Return all of the data exactly as written, without the pictures.

*RECORDED DATA:*
* * * * *

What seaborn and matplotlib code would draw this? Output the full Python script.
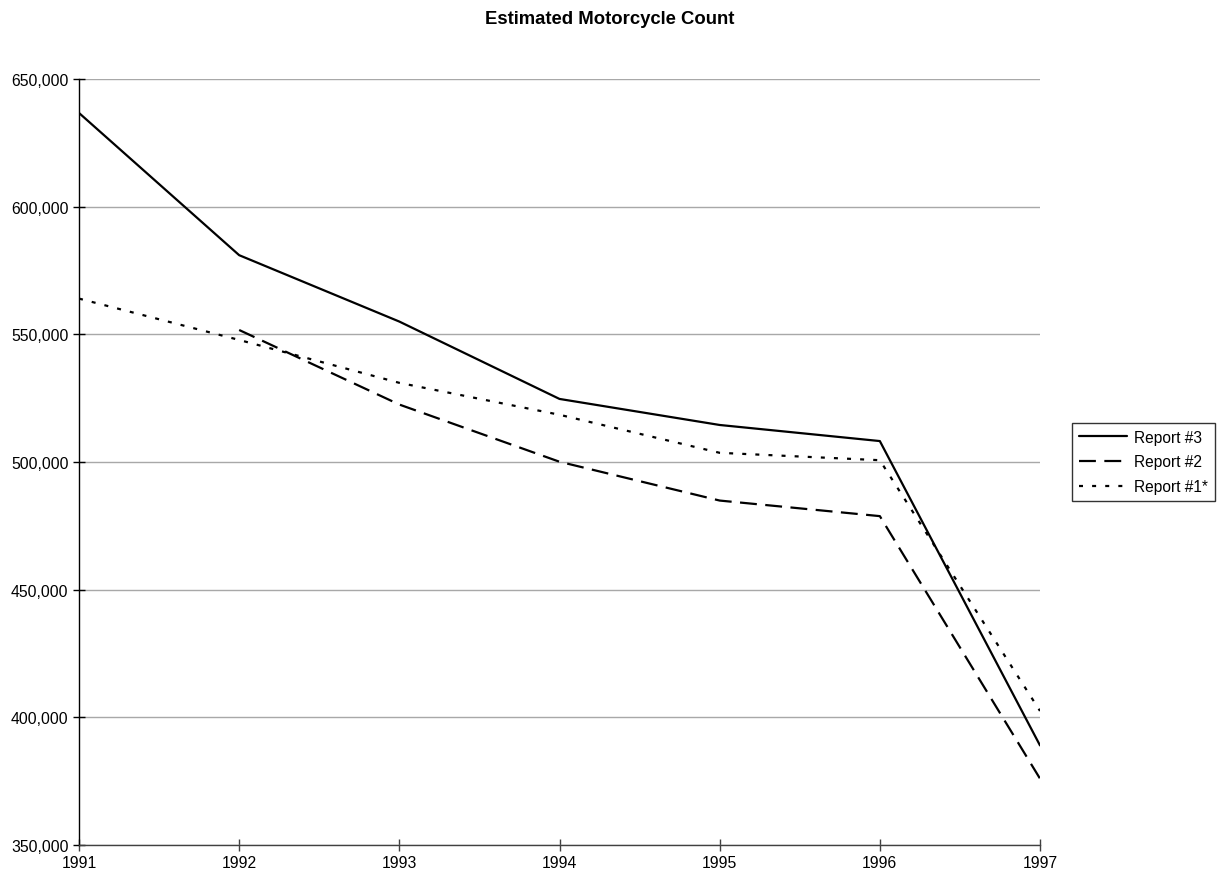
import numpy as np
import pandas as pd
import matplotlib
matplotlib.use("Agg")
import matplotlib.pyplot as plt
import matplotlib.ticker as mticker
import seaborn as sns

years = [1991, 1992, 1993, 1994, 1995, 1996, 1997]
report3 = [636700, 581000, 555000, 524700, 514500, 508200, 389000]
report2 = [np.nan, 551700, 522500, 500100, 484900, 478800, 376000]
report1 = [564000, 547800, 531000, 518500, 503600, 500700, 402500]
series_names = ["Report #3", "Report #2", "Report #1*"]
y_ticks = [350000, 400000, 450000, 500000, 550000, 600000, 650000]

sns.set_style("white")
plt.rcParams['font.family'] = ['Liberation Sans', 'DejaVu Sans']
plt.rcParams['text.color'] = 'black'

df = pd.DataFrame({
    "Year": years * 3,
    "Count": report3 + report2 + report1,
    "Series": [series_names[0]] * 7 + [series_names[1]] * 7 + [series_names[2]] * 7,
})

fig = plt.figure(figsize=(12.19, 8.78), dpi=100)
ax = fig.add_axes([79 / 1219, 1 - 846 / 878, (1040 - 79) / 1219, (846 - 80) / 878])

dashes = {"Report #3": "", "Report #2": (7.6, 3.8), "Report #1*": (1.8, 4.1)}
sns.lineplot(data=df, x="Year", y="Count", hue="Series", style="Series",
             palette={n: "black" for n in series_names}, dashes=dashes,
             linewidth=1.6, ax=ax, legend=True, sort=False)

ax.set_xlim(1991, 1997)
ax.set_ylim(350000, 650000)
ax.set_xticks(years)
ax.set_yticks(y_ticks)
ax.yaxis.set_major_formatter(mticker.FuncFormatter(lambda v, p: f"{v:,.0f}"))
ax.set_xlabel("")
ax.set_ylabel("")
ax.grid(axis="y", color="#a8a8a8", linewidth=1.0)
ax.set_axisbelow(True)
for s in ["top", "right"]:
    ax.spines[s].set_visible(False)
ax.spines["left"].set_color("black")
ax.spines["bottom"].set_color("#404040")
ax.spines["left"].set_linewidth(1.0)
ax.spines["bottom"].set_linewidth(1.0)
ax.tick_params(axis="both", direction="inout", length=9, width=1.0, labelsize=11.3,
               colors="black", pad=3, left=True, bottom=True)
ax.tick_params(axis="x", color="#404040")

fig.text(0.5, 1 - 20 / 878, "Estimated Motorcycle Count", ha="center", va="center",
         fontsize=13.3, fontweight="bold", color="black")

h, l = ax.get_legend_handles_labels()
leg = ax.legend(h, l, loc="center left", bbox_to_anchor=(1072 / 1219, 1 - 463 / 878),
                bbox_transform=fig.transFigure, frameon=True, fancybox=False,
                edgecolor="black", fontsize=11.2, handlelength=3.1, handletextpad=0.45,
                borderpad=0.45, labelspacing=0.62, borderaxespad=0)
leg.get_frame().set_linewidth(1.0)
for t in leg.get_texts():
    t.set_color("black")

fig.savefig("out.png", dpi=100)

* * * * *

*TASK ANSWER:*
What seaborn and matplotlib code would draw this? Output the full Python script.
import numpy as np
import pandas as pd
import matplotlib
matplotlib.use("Agg")
import matplotlib.pyplot as plt
import matplotlib.ticker as mticker
import seaborn as sns

years = [1991, 1992, 1993, 1994, 1995, 1996, 1997]
report3 = [636700, 581000, 555000, 524700, 514500, 508200, 389000]
report2 = [np.nan, 551700, 522500, 500100, 484900, 478800, 376000]
report1 = [564000, 547800, 531000, 518500, 503600, 500700, 402500]
series_names = ["Report #3", "Report #2", "Report #1*"]
y_ticks = [350000, 400000, 450000, 500000, 550000, 600000, 650000]

sns.set_style("white")
plt.rcParams['font.family'] = ['Liberation Sans', 'DejaVu Sans']
plt.rcParams['text.color'] = 'black'

df = pd.DataFrame({
    "Year": years * 3,
    "Count": report3 + report2 + report1,
    "Series": [series_names[0]] * 7 + [series_names[1]] * 7 + [series_names[2]] * 7,
})

fig = plt.figure(figsize=(12.19, 8.78), dpi=100)
ax = fig.add_axes([79 / 1219, 1 - 846 / 878, (1040 - 79) / 1219, (846 - 80) / 878])

dashes = {"Report #3": "", "Report #2": (7.6, 3.8), "Report #1*": (1.8, 4.1)}
sns.lineplot(data=df, x="Year", y="Count", hue="Series", style="Series",
             palette={n: "black" for n in series_names}, dashes=dashes,
             linewidth=1.6, ax=ax, legend=True, sort=False)

ax.set_xlim(1991, 1997)
ax.set_ylim(350000, 650000)
ax.set_xticks(years)
ax.set_yticks(y_ticks)
ax.yaxis.set_major_formatter(mticker.FuncFormatter(lambda v, p: f"{v:,.0f}"))
ax.set_xlabel("")
ax.set_ylabel("")
ax.grid(axis="y", color="#a8a8a8", linewidth=1.0)
ax.set_axisbelow(True)
for s in ["top", "right"]:
    ax.spines[s].set_visible(False)
ax.spines["left"].set_color("black")
ax.spines["bottom"].set_color("#404040")
ax.spines["left"].set_linewidth(1.0)
ax.spines["bottom"].set_linewidth(1.0)
ax.tick_params(axis="both", direction="inout", length=9, width=1.0, labelsize=11.3,
               colors="black", pad=3, left=True, bottom=True)
ax.tick_params(axis="x", color="#404040")

fig.text(0.5, 1 - 20 / 878, "Estimated Motorcycle Count", ha="center", va="center",
         fontsize=13.3, fontweight="bold", color="black")

h, l = ax.get_legend_handles_labels()
leg = ax.legend(h, l, loc="center left", bbox_to_anchor=(1072 / 1219, 1 - 463 / 878),
                bbox_transform=fig.transFigure, frameon=True, fancybox=False,
                edgecolor="black", fontsize=11.2, handlelength=3.1, handletextpad=0.45,
                borderpad=0.45, labelspacing=0.62, borderaxespad=0)
leg.get_frame().set_linewidth(1.0)
for t in leg.get_texts():
    t.set_color("black")

fig.savefig("out.png", dpi=100)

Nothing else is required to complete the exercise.